Is this really something you want to do, or are you just doing it because you were told to do it?

I think that people are far, far, far too relaxed about using linear regression to remove uninteresting factors of variation in single-cell data. There is often a lack of appreciation of the underlying assumption - that the covariate(s) being regressed out are orthogonal to the underlying biology. For technical factors of variation, only the most well-designed experiments can reasonably claim to satisfy this assumption; for biological factors like cell cycle, stress response, etc., the default attitude should be that the assumption is violated unless shown otherwise.

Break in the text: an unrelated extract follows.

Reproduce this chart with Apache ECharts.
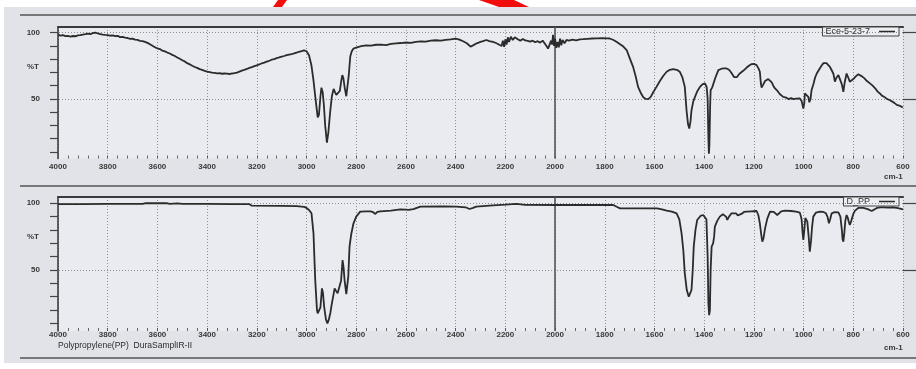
<!DOCTYPE html>
<html>
<head>
<meta charset="utf-8">
<script src="https://cdn.jsdelivr.net/npm/echarts@6/dist/echarts.min.js"></script>
<style>
  html, body { margin: 0; padding: 0; background: #ffffff; }
  #chart { width: 916px; height: 369px; }
</style>
</head>
<body>
<div id="chart"></div>
<script>
// Sample spectrum (upper panel): wavenumber (cm-1) and %T
const eceWn = [4000,3990,3980,3970,3960,3950,3940,3930,3920,3910,3900,3890,3880,3870,3860,3850,3840,3830,3820,3810,3800,3790,3780,3770,3760,3750,3740,3730,3720,3710,3700,3690,3680,3670,3660,3650,3640,3630,3620,3610,3600,3590,3580,3570,3560,3550,3540,3530,3520,3510,3500,3490,3480,3470,3460,3450,3440,3430,3420,3410,3400,3390,3380,3370,3360,3350,3340,3330,3320,3310,3300,3290,3280,3270,3260,3250,3240,3230,3220,3210,3200,3190,3180,3170,3160,3150,3140,3130,3120,3110,3100,3090,3080,3070,3060,3050,3040,3030,3020,3010,3000,2990,2980,2972,2965,2960,2955,2950,2944,2940,2935,2930,2925,2918,2912,2905,2898,2891,2885,2880,2872,2866,2860,2856,2852,2846,2840,2836,2830,2824,2818,2811,2800,2790,2780,2760,2740,2720,2700,2680,2660,2640,2620,2600,2580,2560,2540,2520,2500,2480,2460,2440,2420,2400,2385,2370,2355,2340,2330,2315,2300,2290,2276,2265,2250,2240,2230,2222,2215,2210,2205,2200,2195,2190,2185,2178,2170,2162,2150,2140,2130,2120,2110,2100,2090,2080,2070,2060,2050,2040,2035,2028,2022,2016,2012,2008,2004,2000,1995,1990,1985,1980,1975,1970,1962,1954,1945,1930,1915,1900,1887,1870,1850,1833,1810,1790,1780,1765,1753,1740,1725,1712,1700,1686,1675,1666,1655,1645,1635,1625,1615,1605,1592,1580,1565,1551,1538,1525,1510,1498,1488,1478,1471,1465,1460,1455,1451,1444,1437,1427,1417,1407,1397,1390,1386,1383,1381,1379,1376,1374,1368,1364,1355,1343,1330,1320,1310,1300,1290,1280,1276,1268,1258,1243,1230,1220,1209,1200,1189,1180,1176,1172,1169,1162,1155,1149,1142,1135,1128,1122,1115,1105,1095,1082,1070,1060,1050,1041,1030,1015,1008,1001,997,995,988,981,977,975,972,968,960,954,947,938,928,920,914,908,900,894,888,880,874,868,860,852,846,840,835,827,820,814,807,800,790,780,773,765,755,745,733,722,712,702,693,685,675,665,658,652,645,635,625,615,605,600];
const eceT = [98.5,97.8,98.2,97.4,97.6,97.1,97.5,97.3,97.9,98.1,98.6,98.9,99.3,99.0,99.6,100.1,99.4,99.0,98.6,98.3,98.1,97.7,97.9,97.4,97.6,96.7,96.9,96.3,96.0,95.3,95.5,94.8,94.5,93.9,93.6,93.0,92.3,91.2,90.1,89.0,88.2,87.6,86.4,85.9,85.0,84.3,83.2,82.4,81.3,80.3,79.2,78.3,77.0,76.1,75.0,74.1,73.4,72.5,71.9,71.2,70.6,70.3,69.9,69.6,69.3,69.4,69.0,69.2,69.1,68.8,69.2,69.4,69.9,70.6,71.3,72.0,72.6,73.4,74.0,74.8,75.4,76.0,76.9,77.4,78.2,78.8,79.6,80.1,80.8,81.3,81.9,82.4,83.0,83.5,83.9,84.4,85.0,85.6,86.1,86.7,86.0,83.0,75.0,64,52,44,36,38,52,58.5,55,45,30,17,25,40,52,57.5,55,53,53.5,56,64,68,66,58,52,51.5,68,82,86,88,88.8,89.3,89.8,90.4,90.2,90.9,91.0,90.6,91.5,92.0,92.2,92.6,92.3,93.0,93.5,93.3,94.0,94.3,94.0,94.6,95.0,95.6,94.8,93.5,92.0,89.5,90.4,92.0,93.0,93.6,94.5,93.7,93.0,92.4,91.5,92.0,90.0,94.0,89.4,95.0,91.0,96.5,93.0,97.0,94.5,96.5,95.0,94.0,95.3,94.2,93.8,93.2,94.0,92.8,93.6,92.5,94.0,91.5,92.5,88.0,87.0,94.0,91.0,98.3,90.0,95.5,88.5,93.0,89.0,95.5,90.5,94.5,92.0,94.5,94.0,94.8,94.2,95.0,95.1,95.4,95.6,95.7,95.8,95.7,95.6,94.5,93.2,91.5,89.5,86.9,81.0,74.2,66.5,59.1,54.5,51.3,50.0,49.8,51.5,55.0,59.1,63.0,67.3,70.5,72.0,72.5,72.0,70.5,66.5,59.1,41.4,31.0,27.6,33.0,41.4,48.0,51.5,56.0,59.1,61.0,61.7,59.0,50.0,20.0,8.6,15.0,45.0,56.6,58.5,59.1,66.0,71.7,72.8,73.0,73.0,72.0,69.5,66.5,65.5,66.5,69.0,71.2,73.5,75.0,76.3,76.5,75.5,72.5,70.5,62.0,58.6,61.0,63.5,64.2,65.0,65.5,62.5,60.0,57.9,56.0,53.5,51.5,51.0,49.8,50.6,49.8,50.2,50.3,48.5,42.7,47.0,54.1,53.0,51.5,47.5,46.0,50.0,56.6,61.5,66.0,69.2,72.0,75.0,77.0,78.1,77.0,76.5,74.2,72.0,69.0,63.0,66.0,68.0,64.0,61.0,55.3,62.0,69.2,66.0,63.0,61.7,65.0,67.0,68.6,68.6,67.0,65.5,63.5,61.7,60.0,58.0,55.5,54.1,52.5,51.5,50.0,48.5,49.0,47.5,47.0,45.5,45.0,44.0,43.8];

// Polypropylene reference spectrum (lower panel)
const ppWn = [4000,3900,3800,3700,3660,3650,3560,3550,3520,3500,3400,3300,3230,3220,3100,3040,3010,3000,2990,2980,2972,2965,2958,2955,2948,2944,2938,2934,2929,2922,2916,2910,2904,2898,2892,2887,2880,2875,2867,2861,2855,2851,2847,2840,2837,2832,2827,2820,2811,2800,2784,2760,2743,2732,2723,2715,2703,2660,2623,2600,2590,2582,2570,2542,2450,2397,2360,2344,2330,2317,2250,2200,2156,2120,1994,1766,1750,1739,1700,1590,1570,1551,1530,1511,1500,1491,1484,1478,1470,1462,1456,1451,1446,1442,1435,1428,1415,1404,1396,1391,1386,1383,1380,1377,1374,1370,1364,1360,1357,1347,1337,1325,1317,1312,1307,1300,1290,1283,1272,1265,1259,1250,1240,1229,1210,1189,1182,1176,1170,1166,1161,1155,1146,1135,1120,1112,1106,1098,1090,1075,1050,1030,1015,1008,1004,1001,997,993,990,985,980,975,970,966,961,950,934,920,910,904,898,893,887,875,860,852,846,843,840,836,832,827,822,818,814,808,800,793,780,773,760,745,735,726,718,705,690,679,660,640,620,600];
const ppT = [99.3,99.4,99.5,99.6,99.5,100.0,100.0,99.6,100.0,99.5,99.5,99.4,99.3,98.2,98.0,97.8,97.3,96.5,95.0,92.5,77.5,42.5,20,17.5,16.2,22,36.2,33,22.4,13,10,13,18,25,31,36.2,34,32.5,32,42,57.5,52,42.5,32,31.2,45,67.5,77,85,90,93.7,94,94,93.3,92,93.5,94,94.5,95.5,95.3,95,94.8,95.6,97.5,97.6,97.5,97,95.7,96.5,97.5,98.5,99,99.5,98.8,98.7,98.7,97.2,96.2,96.2,96.2,95.5,94.5,93.8,92.5,88,77.5,65,47.5,35,30,30.5,35,50,67.5,80,87.5,90.5,91.2,90.5,88,60,25,16.2,20,50,67.5,70,75,82.5,87,90,91.8,92.5,90,87.5,90,92.5,93.2,92.5,91,90,92,93.5,93.7,94,94.2,91,85,76,71.2,74,81.2,88.5,93.7,93.5,92.5,91.2,92.5,94,94.5,94.2,93.7,93,88,78,72.5,80,89,88.5,86.2,76,63.7,72,82,90,93,93.7,93.5,92.5,90,85,88,92.5,93.3,93.2,90,80,73,71.2,78,87,91.2,89,86,83.7,87,92,94.5,96.5,97,96.5,95.8,95,94.2,95.3,96.5,97,97,96.7,96.9,96.4,95.5];

const seriesNames = ['Ece-5-23-7', 'D_PP'];
const yTickValues = [10, 20, 30, 40, 50, 60, 70, 80, 90, 100];
const yLabelValues = [50, 100];
const footnote = 'Polypropylene(PP)  DuraSamplIR-II';
const unitLabel = 'cm-1';
const yName = '%T';

const FONT = '"Liberation Sans", Arial, sans-serif';
const INK = '#2b2b2b';
const TXT = '#383838';
const DOT = '#8d8f95';

const pairs = (xs, ys) => xs.map((x, i) => [x, ys[i]]);

const chart = echarts.init(document.getElementById('chart'), null, { renderer: 'canvas' });

const grids = [
  { left: 58, top: 27, width: 845, height: 131.5, yMin: 5, yMax: 104.3, labelMargin: 4.5 },
  { left: 58, top: 197, width: 845, height: 134, yMin: 4.3, yMax: 104.7, labelMargin: 0 }
];

const xAxes = [];
const yAxes = [];
grids.forEach((g, i) => {
  // bottom wavenumber axis
  xAxes.push({
    gridIndex: i, type: 'value', min: 600, max: 4000, interval: 200, inverse: true,
    axisLine: { show: false },
    axisTick: { show: true, inside: true, length: 3, lineStyle: { color: '#555', width: 1 } },
    minorTick: { show: true, splitNumber: 5, length: 3, lineStyle: { color: '#666', width: 1 } },
    splitLine: { show: true, lineStyle: { color: DOT, width: 1, type: [1, 2] } },
    axisLabel: {
      fontFamily: FONT, fontSize: 8, fontWeight: 'bold', color: TXT, margin: g.labelMargin,
      showMinLabel: true, showMaxLabel: true, formatter: v => String(v)
    }
  });
  // top frame line
  xAxes.push({
    gridIndex: i, type: 'value', min: 600, max: 4000, inverse: true, position: 'top',
    axisLine: { show: true, lineStyle: { color: '#3a3a3a', width: 2 } },
    axisTick: { show: false }, axisLabel: { show: false }, splitLine: { show: false }
  });
  yAxes.push({
    gridIndex: i, type: 'value', min: g.yMin, max: g.yMax,
    axisLine: { show: true, lineStyle: { color: '#333', width: 1.5 } },
    axisTick: { show: true, customValues: yTickValues, length: 8, lineStyle: { color: '#444', width: 1.2 } },
    axisLabel: {
      customValues: yLabelValues, fontFamily: FONT, fontSize: 8, fontWeight: 'bold', color: TXT,
      margin: 18, formatter: v => String(v)
    },
    splitLine: { show: false }
  });
  yAxes.push({
    gridIndex: i, type: 'value', min: g.yMin, max: g.yMax,
    axisLine: { show: false },
    axisTick: { show: true, customValues: yLabelValues, length: 16, lineStyle: { color: '#444', width: 1.2 } },
    axisLabel: { show: false },
    splitLine: { show: false }
  });
});

const refLines = {
  silent: true, symbol: 'none', animation: false,
  label: { show: false },
  lineStyle: { color: DOT, width: 1, type: [1, 2] },
  data: [
    { yAxis: 100 }, { yAxis: 50 },
    { xAxis: 2000, lineStyle: { color: '#555', width: 1.6, type: 'solid' } }
  ]
};

const series = [
  {
    name: seriesNames[0], type: 'line', xAxisIndex: 0, yAxisIndex: 0,
    data: pairs(eceWn, eceT), symbol: 'none', showSymbol: false,
    lineStyle: { color: INK, width: 1.8 }, itemStyle: { color: INK },
    markLine: refLines, z: 5
  },
  {
    name: seriesNames[1], type: 'line', xAxisIndex: 2, yAxisIndex: 2,
    data: pairs(ppWn, ppT), symbol: 'none', showSymbol: false,
    lineStyle: { color: INK, width: 1.8 }, itemStyle: { color: INK },
    markLine: refLines, z: 5
  }
];

const legendBox = (name, top) => ({
  data: [name], right: 17, top: top, align: 'right', orient: 'horizontal',
  icon: 'rect', itemWidth: 16, itemHeight: 1.5, itemGap: 0,
  padding: [0, 4, 0, 3], borderColor: '#444', borderWidth: 1, borderRadius: 0,
  backgroundColor: '#eceef2',
  textStyle: { fontFamily: FONT, fontSize: 9, color: '#333', lineHeight: 9, padding: [0, 4, 0, 0] },
  selectedMode: false
});

const framePath = (y) => ({
  type: 'line', silent: true, z: 1,
  shape: { x1: 20, y1: y, x2: 916, y2: y },
  style: { stroke: '#555', lineWidth: 1.5 }
});

const labelFont = 'bold 8px ' + FONT;

const option = {
  animation: false,
  backgroundColor: '#ffffff',
  grid: grids.map(g => ({
    left: g.left, top: g.top, width: g.width, height: g.height,
    show: true, backgroundColor: '#e9ebf0', borderWidth: 0
  })),
  xAxis: xAxes,
  yAxis: yAxes,
  legend: [legendBox(seriesNames[0], 27), legendBox(seriesNames[1], 197)],
  series: series,
  graphic: [
    { type: 'rect', silent: true, z: -10, shape: { x: 4, y: 7, width: 912, height: 356 }, style: { fill: '#e1e3e9' } },
    framePath(15), framePath(186), framePath(358),
    { type: 'polygon', silent: true, z: 10, shape: { points: [[278, 0], [287, 0], [282, 7], [273, 7]] }, style: { fill: '#f20d0d' } },
    { type: 'polygon', silent: true, z: 10, shape: { points: [[479, 0], [514, 0], [529, 7], [499, 7]] }, style: { fill: '#f20d0d' } },
    { type: 'text', silent: true, z: 10, left: 27, top: 63, style: { text: yName, font: labelFont, fill: TXT } },
    { type: 'text', silent: true, z: 10, left: 27, top: 233, style: { text: yName, font: labelFont, fill: TXT } },
    { type: 'text', silent: true, z: 10, left: 884, top: 173, style: { text: unitLabel, font: labelFont, fill: TXT } },
    { type: 'text', silent: true, z: 10, left: 884, top: 344, style: { text: unitLabel, font: labelFont, fill: TXT } },
    { type: 'text', silent: true, z: 10, left: 58, top: 341, style: { text: footnote, font: '8.5px ' + FONT, fill: INK } }
  ]
};

chart.setOption(option);
</script>
</body>
</html>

Violations of this assumption lead to incorrect results in the - ahem - "corrected" expression values. No other way to say it. I have witnessed people blindly regressing away the batch effect when their batches were confounded with different biological states. This obviously wipes out the biological differences that they were interested in, leaving them wondering why their states disappeared. However, the opposite effect can also happen. It is entirely possible to introduce false positive differences via regression when the population composition differs across different levels of the covariate being regressed out. (This is, in fact, the original motivation for the use of other batch correction methods like MNN.)

I speculate that people like using linear regression for single-cell data because (i) it's simple and so they don't have to think, and (ii) it's what they did for bulk RNA-seq and so they don't have to think. However, the bulk analogy is poor because we usually know all of the other factors of interest in a bulk experiment. If we used limma::removeBatchEffect, we would almost certainly supply design= to ensure that our factors of interest are not altered upon removal of the batch effect specified in batch=. This knowledge is not available in single-cell experiments and so there is little precedent to be drawn from our bulk procedures.

In your case, do you truly believe that cell cycle is independent of the other biological processes happening in your dataset? You're talking about development here, and I would be extremely surprised if there wasn't some correlation between cell cycle and other interesting things like differentiation. All it takes is for a few lineages to exhibit more or less proliferation than the others and you can kiss goodbye to the above assumption.

Your argument is that cycling might affect genes other than the cell cycle genes, in which case removal of the latter is not enough. However, if they're not cell cycle genes, and their expression is altered... is this really just a cell cycle effect anymore? Or is it another process that just happens to be correlated with the cell cycle? If you can answer this question with "yes, it is still a cell cycle effect" (followed by a "I also cannot be bothered to repeat the analysis after removing those extra sort-of-but-not-cell-cycle genes"), only then may you have a case for using regression.

You mention that you got similar results before and after removing cell cycle genes - this sounds like good news to me, in that your conclusions are robust to any differences in cycling activity. IMO regression should be a procedure of last resort that - for any reasonably heterogeneous dataset - raises as many questions as it answers.

1) Shall I process individual dataset for cell cycle effect and used the obtained "corrected" logcounts for integration? 2) Or can I use the output of multiBatchNorm() and perform correction on that and then use the corrected log counts for fastMNN?

If you must do this, I would suggest:

Running multiBatchNorm().
Running regressBatches() on each SCE with the covariates you want to regress out in design=.
Running fastMNN() on the corrected matrices, probably with cos.norm=FALSE.

It's difficult to predict what will crawl out the end of this procedure, but there you have it.

3) Also how can I validate that the cell cycle gene effect was removed in the integrated data, as I cannot plot a PCA for integrated data?

I don't know how you were demonstrating that the cell cycle effect was there in the first place, but it seems you could just do the same thing on the low-dimensional result after correction. If you need some PCs after step 2, you can just use multiBatchPCA() or its simpler cousin scater::runPCA().